Nonetheless, there are good reasons for conservatives and liberals to support limits on tax expenditures.
Tax expenditures have proliferated in large part because they enable politicians to promote their pet causes while appearing to lower taxes. But tax expenditures require higher tax rates to cover their cost, just like direct expenditures, and they impose higher burdens on those who don't share in the benefits. A study published in 2008 found that eliminating all individual income tax expenditures would permit a 44 percent across-the-board cut in tax rates without reducing revenue. The top marginal rate could drop from 35 percent to 20 percent. Conservatives could stand up and cheer.
Conservatives might also take note because tax expenditures are mischaracterized as tax reductions rather than spending, so the federal government appears to be much smaller than it really is. And the expenditures require the kind of top-down regulation from Washington that conservatives scorn.
Liberals should care because tax expenditures crowd out direct expenditures, even when the latter would work better or cost less. Most tax expenditures are worth more to high-income than to low-income households. (High-income families benefit more because they face higher rates and are more likely to owe tax.) For example, would it make sense to design a health insurance voucher worth 35 cents per dollar for high-income families, but only 10 cents per dollar for those with low incomes? No, but that is the way the tax subsidy for employer-provided health insurance works. Liberals would surely want more benefits going to those who need help.
A major cut in tax expenditures might seem like pie in the sky if it hadn't happened before. The Tax Reform Act of 1986 cut tax expenditures and tax rates. The bipartisan compromise that Ronald Reagan forged with Republican and Democratic leaders in Congress cut the top individual tax rate from 50 to 28 percent, with no sacrifice in tax revenue.
I'm not arguing to eliminate all tax expenditures. It makes sense to run some programs through the tax system instead of setting up another bureaucracy. I just think we ought to subject these expenditures to the same fiscal constraint and scrutiny that the president wants to apply to other domestic spending programs.

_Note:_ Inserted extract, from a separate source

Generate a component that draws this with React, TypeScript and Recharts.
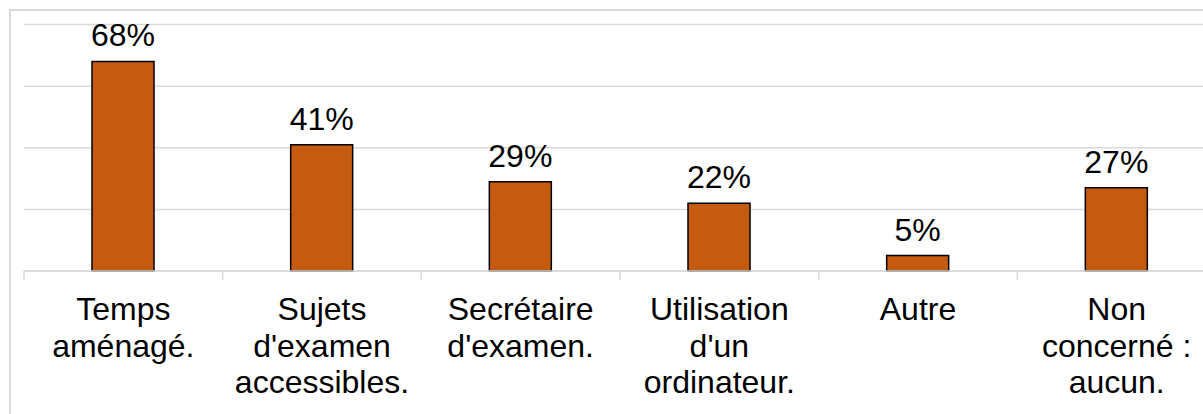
import React from 'react';
import { BarChart, Bar, XAxis, YAxis, CartesianGrid, LabelList } from 'recharts';

const categories = ['Temps aménagé.', "Sujets d'examen accessibles.", "Secrétaire d'examen.", "Utilisation d'un ordinateur.", 'Autre', 'Non concerné : aucun.'];
const categoryLines: string[][] = [
  ['Temps', 'aménagé.'],
  ['Sujets', "d'examen", 'accessibles.'],
  ['Secrétaire', "d'examen."],
  ['Utilisation', "d'un", 'ordinateur.'],
  ['Autre'],
  ['Non', 'concerné :', 'aucun.'],
];
const values = [68, 41, 29, 22, 5, 27];
const yTicks = [0, 20, 40, 60, 80];

const data = categories.map((c, i) => ({ name: c, value: values[i], idx: i }));

const FONT = 'Arial, "Liberation Sans", sans-serif';
const FS = 32;
const CHART_W = 1240;
const MARGIN_L = 24;
const MARGIN_R = 24;
const PLOT_W = CHART_W - MARGIN_L - MARGIN_R;

const CategoryTick = (props: any) => {
  const { x, y, payload, index } = props;
  const half = payload && payload.offset ? payload.offset : PLOT_W / categories.length / 2;
  const lines = categoryLines[index] || [String(payload.value)];
  const isLast = index === categories.length - 1;
  return (
    <g>
      <line x1={x - half} x2={x - half} y1={y} y2={y + 9} stroke="#d9d9d9" strokeWidth={1.5} />
      {isLast && <line x1={x + half} x2={x + half} y1={y} y2={y + 9} stroke="#d9d9d9" strokeWidth={1.5} />}
      <text x={x} y={y} textAnchor="middle" fontFamily={FONT} fontSize={FS} fill="#000">
        {lines.map((l, i) => (
          <tspan key={i} x={x} y={y + 49 + i * 36.7}>{l}</tspan>
        ))}
      </text>
    </g>
  );
};

export default function App() {
  return (
    <div style={{ position: 'absolute', left: 0, top: 0, width: 1203, height: 414, overflow: 'hidden', background: '#fff' }}>
      <div style={{ position: 'absolute', left: 9, top: 9, width: 1260, height: 440, border: '2px solid #d9d9d9', boxSizing: 'border-box' }} />
      <div style={{ position: 'absolute', left: 0, top: 0 }}>
        <BarChart width={CHART_W} height={430} data={data} margin={{ top: 24.5, right: MARGIN_R, left: MARGIN_L, bottom: 0 }}>
          <CartesianGrid vertical={false} stroke="#d9d9d9" strokeWidth={1.5} />
          <YAxis hide domain={[0, 80]} ticks={yTicks} />
          <XAxis
            dataKey="name"
            height={159}
            interval={0}
            tickLine={false}
            tickSize={0}
            tickMargin={0}
            axisLine={{ stroke: '#d9d9d9', strokeWidth: 1.5 }}
            tick={<CategoryTick />}
          />
          <Bar dataKey="value" fill="#C55A11" stroke="#000" strokeWidth={1.5} barSize={62} isAnimationActive={false}>
            <LabelList
              dataKey="value"
              position="top"
              offset={15}
              formatter={(v: any) => `${v}%`}
              style={{ fontFamily: FONT, fontSize: FS, fill: '#000' }}
            />
          </Bar>
        </BarChart>
      </div>
    </div>
  );
}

The $3.8 trillion budget the president proposed Monday comes with a $1.6 trillion deficit. If we don't rein in tax expenditures, we have little hope of ever taming the budget.
The writer, a professor of public administration and economics at the Maxwell School at Syracuse University, directed the Urban-Brookings Tax Policy Center from 2001 to 2008 and served as deputy assistant Treasury secretary for tax analysis from 1998 to 2000.